According to Thomas, your first goal is determining how you’ll work together to make your house dreams a reality. As you go line-by-line through expenses, speak candidly about what you are willing to give up. Can you get by on just Netflix, and skip Hulu, for a year? Could you go out to dinner once a week, instead of twice? Do you really need to stay at a four-star hotel, or could you get by with a three? These cuts should be balanced between you and your partner, since no one should have to carry the burden alone.

Related: 6 Crucial Things to Consider Before Moving in With Your Partner

5
Who will be on the deed and the mortgage?

While most couples will instantly say “both of us!” to this question, Haines suggest thinking about what it means—and if you’re both eligible to sign the mortgage. If your partner owns a company and works for him or herself, they have to be in business for at least a year in most states to be eligible for a mortgage. Or if your partner has a pretty bad credit score, for whatever reason, it could prevent them from getting a loan. These aren’t the happiest of convos to have, but they prepare you for any situation.

If only one name is on the deed, Haines suggests identifying any potential disagreements that could sprout, such as “This is my house, so I do what I want!”

“It can create a power differential and resulting feelings of jealousy or resentment. There may be good reasons to not share equally in both the deed and mortgage, but having open dialogue can help prevent feelings of a power differential,” she says.

6
How will we split the cost of the home?

During the house search, you discuss expenses such as the down payment, monthly mortgage bills, and any closing costs. Later, once you’ve moved in and you’re making the place your own, there needs to be a game plan for maintenance, unexpected breakdowns, and utility bills. These are all financial obligations, and each of you will be held accountable.

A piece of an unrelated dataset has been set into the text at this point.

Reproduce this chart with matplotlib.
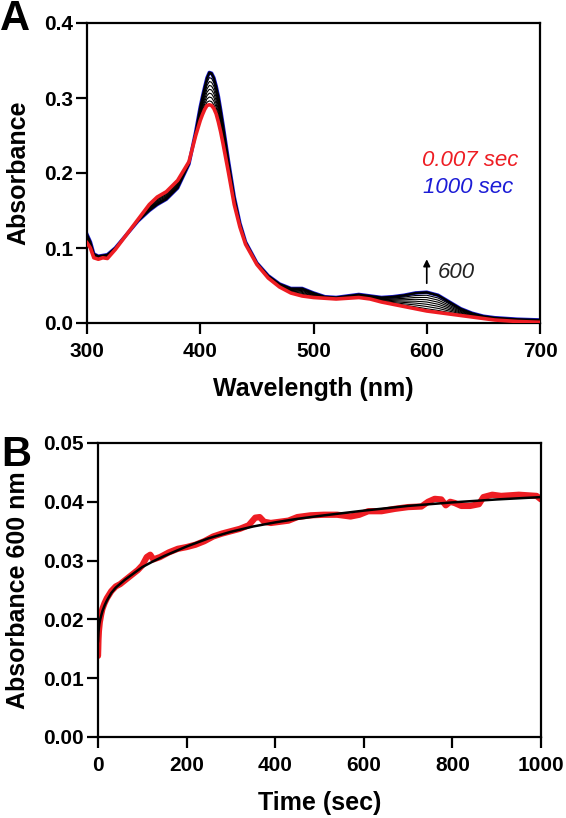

How are you going to split them? Is it fifty-fifty? Or does that not make sense, since you make far more than your partner? Or far less? “There is no right way to split these—the most important thing is to get out all the expectations each other has about it,” Haines says. “Make sure there is clear understanding at the outset, particularly about splitting the upkeep, so there are no surprises. And have ongoing conversations about this to make sure you are both still in alignment and there have been no major changes.”

Related: How to Remain Financial Equals When You Make More (or Less) Than Your Partner

7
What happens in the event of a breakup?

Considering you’re ready to take the next step and share home ownership on top of sharing an address, you probably aren’t thinking about breaking up. And hopefully, you will never have to cross that road. But if you do, there needs to be some sort of idea of how you would handle the home you purchased when you were happy and in love. You could even get this in writing with a lawyer, to prevent emotions from being tied up too tightly into financial matters.

Consider how the profit or loss will be split if the house is sold, particularly if the costs of buying and maintaining the property weren’t split fifty-fifty. You might also want to agree that one party will buy the other out and keep the home in the event of a break-up. Whatever the case, the key is to talk about it all sooner, rather than later.